**Instructions for the task**
Below is some material; set it all down exactly, apart from the pictures.

**Data extract**
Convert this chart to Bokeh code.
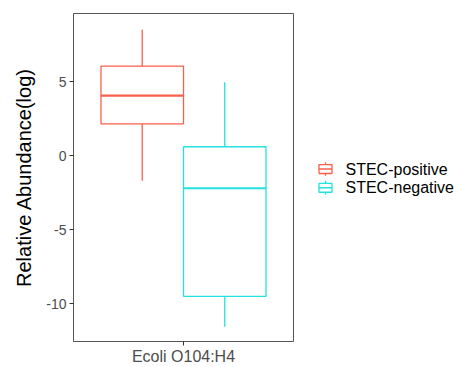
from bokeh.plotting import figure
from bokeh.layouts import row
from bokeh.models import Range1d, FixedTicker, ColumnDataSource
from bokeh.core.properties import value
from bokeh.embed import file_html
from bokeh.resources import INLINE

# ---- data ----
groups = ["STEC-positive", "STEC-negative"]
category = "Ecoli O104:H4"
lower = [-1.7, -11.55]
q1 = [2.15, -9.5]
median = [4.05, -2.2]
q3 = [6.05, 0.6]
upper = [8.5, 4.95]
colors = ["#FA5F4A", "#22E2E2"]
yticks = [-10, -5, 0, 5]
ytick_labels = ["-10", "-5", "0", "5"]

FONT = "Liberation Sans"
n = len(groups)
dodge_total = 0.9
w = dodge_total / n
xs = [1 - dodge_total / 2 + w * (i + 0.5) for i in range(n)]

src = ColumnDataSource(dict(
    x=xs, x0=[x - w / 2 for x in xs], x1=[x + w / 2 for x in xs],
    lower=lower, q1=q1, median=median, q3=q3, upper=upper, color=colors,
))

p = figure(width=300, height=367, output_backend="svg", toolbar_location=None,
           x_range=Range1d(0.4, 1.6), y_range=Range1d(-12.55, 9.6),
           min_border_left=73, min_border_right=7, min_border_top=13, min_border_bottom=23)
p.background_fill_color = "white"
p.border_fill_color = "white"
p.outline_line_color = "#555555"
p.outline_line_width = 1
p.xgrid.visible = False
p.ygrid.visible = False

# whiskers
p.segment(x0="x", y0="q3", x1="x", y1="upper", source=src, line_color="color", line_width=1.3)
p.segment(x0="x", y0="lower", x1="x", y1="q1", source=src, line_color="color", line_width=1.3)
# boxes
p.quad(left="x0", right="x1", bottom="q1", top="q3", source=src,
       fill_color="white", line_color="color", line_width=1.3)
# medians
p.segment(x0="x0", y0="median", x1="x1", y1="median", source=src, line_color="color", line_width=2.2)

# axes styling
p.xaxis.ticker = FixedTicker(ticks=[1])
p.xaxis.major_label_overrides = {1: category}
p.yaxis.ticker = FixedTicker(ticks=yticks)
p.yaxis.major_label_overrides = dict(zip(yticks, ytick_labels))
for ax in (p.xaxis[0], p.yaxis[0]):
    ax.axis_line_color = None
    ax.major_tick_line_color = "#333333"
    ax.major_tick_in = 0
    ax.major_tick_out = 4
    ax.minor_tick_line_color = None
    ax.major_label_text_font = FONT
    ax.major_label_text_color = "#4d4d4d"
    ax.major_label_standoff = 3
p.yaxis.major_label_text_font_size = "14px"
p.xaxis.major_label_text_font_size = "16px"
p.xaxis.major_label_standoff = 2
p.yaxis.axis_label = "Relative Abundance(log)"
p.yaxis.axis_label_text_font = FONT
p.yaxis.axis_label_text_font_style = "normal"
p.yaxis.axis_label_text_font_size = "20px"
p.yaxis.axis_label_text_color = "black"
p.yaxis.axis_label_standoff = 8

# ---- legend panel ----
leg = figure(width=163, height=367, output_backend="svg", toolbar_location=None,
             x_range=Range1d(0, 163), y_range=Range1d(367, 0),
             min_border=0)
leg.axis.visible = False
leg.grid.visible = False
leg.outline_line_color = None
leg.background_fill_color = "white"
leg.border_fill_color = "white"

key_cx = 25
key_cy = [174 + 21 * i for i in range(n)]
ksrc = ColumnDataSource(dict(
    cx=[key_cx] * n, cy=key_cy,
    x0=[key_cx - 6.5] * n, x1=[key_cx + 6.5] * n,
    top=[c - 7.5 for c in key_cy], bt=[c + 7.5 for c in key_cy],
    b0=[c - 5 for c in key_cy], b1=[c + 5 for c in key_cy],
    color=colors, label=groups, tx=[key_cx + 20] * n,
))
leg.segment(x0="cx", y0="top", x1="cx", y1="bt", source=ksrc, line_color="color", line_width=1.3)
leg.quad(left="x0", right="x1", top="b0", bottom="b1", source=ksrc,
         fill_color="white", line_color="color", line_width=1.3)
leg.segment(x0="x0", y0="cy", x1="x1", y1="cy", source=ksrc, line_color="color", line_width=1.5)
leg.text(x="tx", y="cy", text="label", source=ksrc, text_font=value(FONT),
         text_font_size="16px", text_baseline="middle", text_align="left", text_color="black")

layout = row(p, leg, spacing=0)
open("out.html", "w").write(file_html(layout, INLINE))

**Output below**
Convert this chart to Bokeh code.
from bokeh.plotting import figure
from bokeh.layouts import row
from bokeh.models import Range1d, FixedTicker, ColumnDataSource
from bokeh.core.properties import value
from bokeh.embed import file_html
from bokeh.resources import INLINE

# ---- data ----
groups = ["STEC-positive", "STEC-negative"]
category = "Ecoli O104:H4"
lower = [-1.7, -11.55]
q1 = [2.15, -9.5]
median = [4.05, -2.2]
q3 = [6.05, 0.6]
upper = [8.5, 4.95]
colors = ["#FA5F4A", "#22E2E2"]
yticks = [-10, -5, 0, 5]
ytick_labels = ["-10", "-5", "0", "5"]

FONT = "Liberation Sans"
n = len(groups)
dodge_total = 0.9
w = dodge_total / n
xs = [1 - dodge_total / 2 + w * (i + 0.5) for i in range(n)]

src = ColumnDataSource(dict(
    x=xs, x0=[x - w / 2 for x in xs], x1=[x + w / 2 for x in xs],
    lower=lower, q1=q1, median=median, q3=q3, upper=upper, color=colors,
))

p = figure(width=300, height=367, output_backend="svg", toolbar_location=None,
           x_range=Range1d(0.4, 1.6), y_range=Range1d(-12.55, 9.6),
           min_border_left=73, min_border_right=7, min_border_top=13, min_border_bottom=23)
p.background_fill_color = "white"
p.border_fill_color = "white"
p.outline_line_color = "#555555"
p.outline_line_width = 1
p.xgrid.visible = False
p.ygrid.visible = False

# whiskers
p.segment(x0="x", y0="q3", x1="x", y1="upper", source=src, line_color="color", line_width=1.3)
p.segment(x0="x", y0="lower", x1="x", y1="q1", source=src, line_color="color", line_width=1.3)
# boxes
p.quad(left="x0", right="x1", bottom="q1", top="q3", source=src,
       fill_color="white", line_color="color", line_width=1.3)
# medians
p.segment(x0="x0", y0="median", x1="x1", y1="median", source=src, line_color="color", line_width=2.2)

# axes styling
p.xaxis.ticker = FixedTicker(ticks=[1])
p.xaxis.major_label_overrides = {1: category}
p.yaxis.ticker = FixedTicker(ticks=yticks)
p.yaxis.major_label_overrides = dict(zip(yticks, ytick_labels))
for ax in (p.xaxis[0], p.yaxis[0]):
    ax.axis_line_color = None
    ax.major_tick_line_color = "#333333"
    ax.major_tick_in = 0
    ax.major_tick_out = 4
    ax.minor_tick_line_color = None
    ax.major_label_text_font = FONT
    ax.major_label_text_color = "#4d4d4d"
    ax.major_label_standoff = 3
p.yaxis.major_label_text_font_size = "14px"
p.xaxis.major_label_text_font_size = "16px"
p.xaxis.major_label_standoff = 2
p.yaxis.axis_label = "Relative Abundance(log)"
p.yaxis.axis_label_text_font = FONT
p.yaxis.axis_label_text_font_style = "normal"
p.yaxis.axis_label_text_font_size = "20px"
p.yaxis.axis_label_text_color = "black"
p.yaxis.axis_label_standoff = 8

# ---- legend panel ----
leg = figure(width=163, height=367, output_backend="svg", toolbar_location=None,
             x_range=Range1d(0, 163), y_range=Range1d(367, 0),
             min_border=0)
leg.axis.visible = False
leg.grid.visible = False
leg.outline_line_color = None
leg.background_fill_color = "white"
leg.border_fill_color = "white"

key_cx = 25
key_cy = [174 + 21 * i for i in range(n)]
ksrc = ColumnDataSource(dict(
    cx=[key_cx] * n, cy=key_cy,
    x0=[key_cx - 6.5] * n, x1=[key_cx + 6.5] * n,
    top=[c - 7.5 for c in key_cy], bt=[c + 7.5 for c in key_cy],
    b0=[c - 5 for c in key_cy], b1=[c + 5 for c in key_cy],
    color=colors, label=groups, tx=[key_cx + 20] * n,
))
leg.segment(x0="cx", y0="top", x1="cx", y1="bt", source=ksrc, line_color="color", line_width=1.3)
leg.quad(left="x0", right="x1", top="b0", bottom="b1", source=ksrc,
         fill_color="white", line_color="color", line_width=1.3)
leg.segment(x0="x0", y0="cy", x1="x1", y1="cy", source=ksrc, line_color="color", line_width=1.5)
leg.text(x="tx", y="cy", text="label", source=ksrc, text_font=value(FONT),
         text_font_size="16px", text_baseline="middle", text_align="left", text_color="black")

layout = row(p, leg, spacing=0)
open("out.html", "w").write(file_html(layout, INLINE))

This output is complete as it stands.